Studio Nocturne is always one of the larger groups of artists showing their work at Fort Mason, but there is plenty of other art to be seen there during San Francisco Open Studios as well. As in years past, visitors to Studio Nocturne will have an opportunity to purchase fine art photographs at studio prices.
The Nocturnes, founded in 1991 by Tim Baskerville, is devoted to promoting and exploring all aspects of night photography. Many of the members of the Nocturnes are well-known and active in the Bay Area fine art photography community.
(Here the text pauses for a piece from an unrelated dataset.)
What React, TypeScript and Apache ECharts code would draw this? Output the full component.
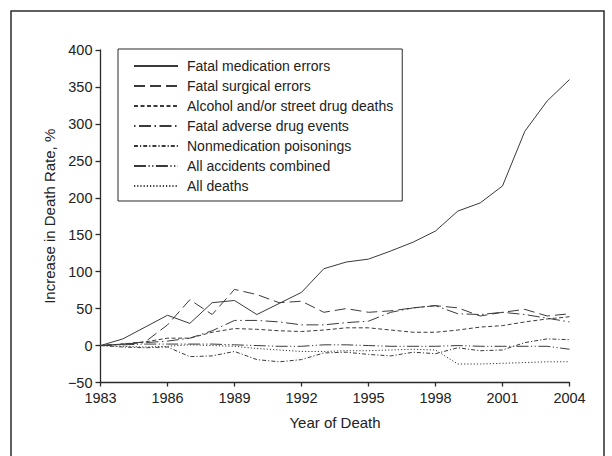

All of the artists involved in Studio Nocturne are alumni of the various “full moon” photography workshops and exhibits produced by The Nocturnes group over the last 15 years.
This year marks a number of Anniversaries for The Nocturnes–15 years since the original exhibit, The Nocturnes, here in San Francisco; 10 years since the launch of the critically acclaimed Web site of the same name—and a number of special events are planned in various venues around the Bay area.
While the Studio Nocturne Open Studio will not focus exclusively on night photography, that is the theme that ties together the work of this very diverse and accomplished group of photographers, many of whom have previously shown their work with Studio Nocturne. “We wanted to be able to give this group of dedicated night photographers a chance to show the full range of their photographic talents,” says Baskerville. “For each of the last three years this Studio Nocturne event has welcomed more than one thousand art lovers over the course of the Open Studio weekend and we are tremendously excited at the prospect of showing at Fort Mason again.”
The Nocturnes has a long history of connection with Fort Mason, having hosted night photography workshops there, culminating in a well-received 2000 exhibit of night photos taken in and around Fort Mason and a 2004 exhibit of night photography along the San Francisco waterfront that garnered positive reviews from the local press. Biographies and examples of the work of the individual Studio Nocturne artists, along with links to their individual websites, can be viewed on The Nocturnes website at www.thenocturnes.com/exhibits/studionocturne06.html.
An answer to the obvious question–”Why night photography?”–can be found among the pages of the Nocturnes’ acclaimed website (www.thenocturnes.com), which includes archives of prior exhibitions and several galleries of beautiful images as well as a comprehensive bibliography that elucidates the long and distinguished history of night photography. Also of note is an upcoming “noctumentary” film by Nocturnes member Andy Frazer, which will be screened at the Fort Mason event.
It is apparent from the number of articles, interviews, calls for entries and scheduled workshops noted on the site that there is a keen and continuing interest in night photography in all its forms. As Baskerville says, “Surrealism, the mystery of place, solitude, and a heightened sense of the nature of things–night photography seems a worthy vehicle, a ritual to express these themes.”